== ADF Business Layer ==

By default, any ADF Business Components application modules that you create are accessible as data controls. You need to explicitly create other kinds of data controls by selecting the Java Class, EJB Session Bean, or Web Service in the Application Navigator and either: 

Choosing Create Data Control from the context menu, or Dragging and dropping the item onto the Data Control Palette The DataControls.dcx file appears automatically in any project where you've created some data controls for business services that are not implemented using ADF application modules. The file stores a few pieces of basic metadata needed by the runtime framework about your data controls.

 {{attachment:datacontrols.gif}}

 Based on Standard Java and XML:: Like the rest of Oracle ADF, the ADF Business Components technology is implemented in Java. The base components implement a large amount of generic, metadata-driven functionality to save you development time by standing on the shoulders of a rich layer of working, tested code. The metadata for ADF Business Components follow J2EE community best practice of using cleanly-separated XML files to hold the metadata that configures each component's runtime behavior. 

 Works with Any Application Server or Database:: Because your business components are implemented using plain Java classes and XML files, you can use them in any runtime environment where a Java Virtual Machine is present. This means that services built using ADF Business Components are easy to use both inside a J2EE server — known as the "container" of your application at runtime — as well as outside. Customers routinely use application modules in such diverse configurations as command-line batch programs, web services, custom servlets, JSP pages, desktop-fidelity clients built using Swing, and others. 
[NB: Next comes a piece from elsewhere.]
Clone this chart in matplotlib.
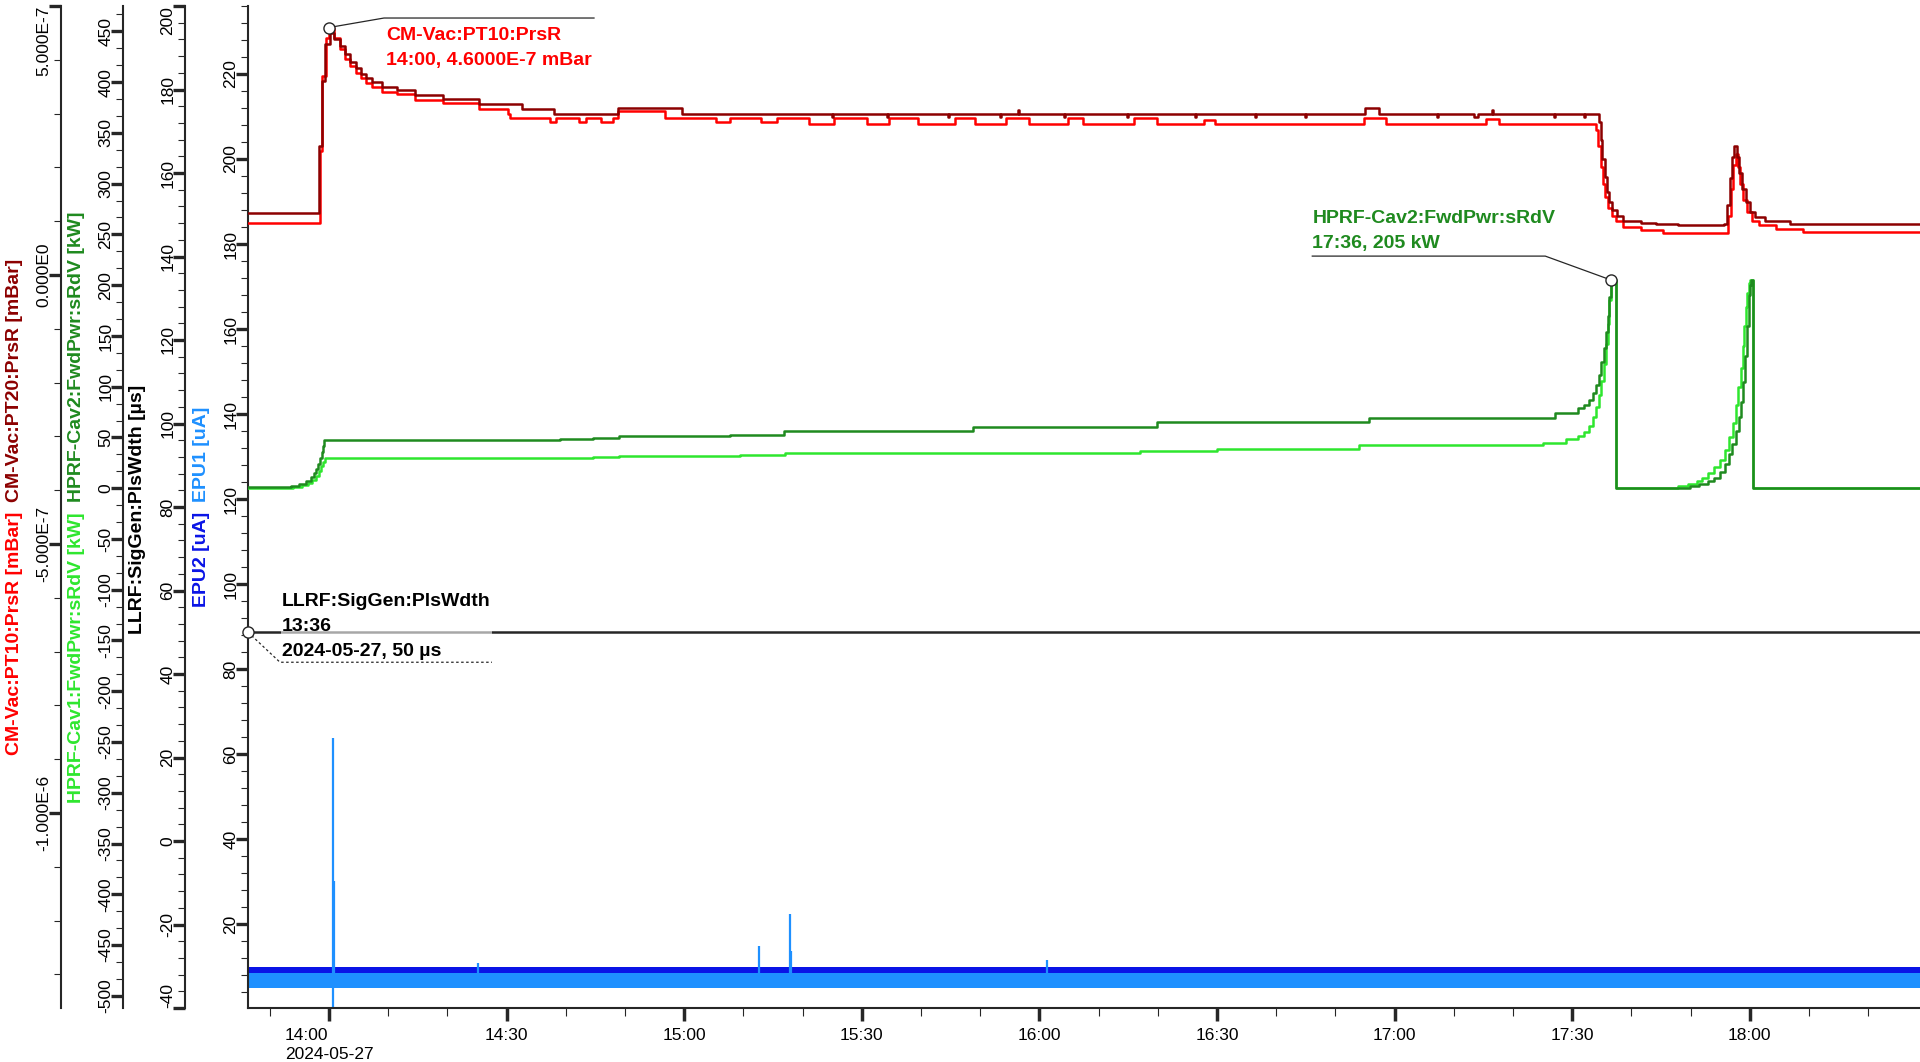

 Implements All of the J2EE Design Patterns You Need:: The ADF Business Components layer implements all of the popular J2EE design patterns that you would normally need to understand, implement, and debug yourself to create a real-world enterprise J2EE application

 Components are Organized into Packages:: Since ADF Business Components is implemented in Java, it is implemented in Java classes and interfaces that are organized into packages. Java packages are identified by dot-separated names that developers use to arrange code into a hierarchical naming structure. To ensure your code won't clash with reusable code from other organizations, best practice dictates choosing package names that begin with your organization's name or web domain name.

 Architecture of the Base ADF Business Components Layer:: The classes and interfaces that comprise the pre-built code provided by the ADF Business Components layer live in the oracle.jbo package and numerous subpackages, however in your day to day work with ADF Business Components you'll mostly be working with classes and interfaces in the two key packages oracle.jbo and oracle.jbo.server. The oracle.jbo package contains all of the interfaces that are designed for the business service client to work with, while the oracle.jbo.server package contains the classes that implement these interfaces.

 Components Are Metadata-Driven With Optional Custom Java Code:: Each kind of component in ADF Business Components comes with built-in runtime functionality that you control through declarative settings. These settings are stored in an XML component definition file with the same name as the component that it represents. When you need to write custom code for a component, you can enable an optional custom Java class for the component in question. 

 Configuring ADF Business Components Design Time Preferences:: You can configure whether JDeveloper generates custom Java files by default for each component type that supports it, as well as whether JDeveloper maintains a list of Oracle ADF business components in each package using a package XML file. This section describes Oracle's recommendations to developers getting started with ADF Business Components on how to configure these options.

 Basic Datatypes:: The Java language provides a number of built-in data types for working with strings, dates, numbers, and other data. When working with ADF Business Components, you can use these types, but by default you'll use an optimized set of types in the oracle.jbo.domain and oracle.ord.im packages.

 Generic Versus Strongly-Typed APIs:: When working with application modules, view objects, and entity objects, you can choose to use a set of generic APIs or can have JDeveloper generate code into a custom Java class to enable a strongly-typed API for that component.

 Client-Accessible Components Can Have Custom Interfaces:: By design, the entity objects in the business domain layer of business service implementation are not designed to be referenced directly by clients. Instead, clients work with the data queried by view objects as part of an application module's data model.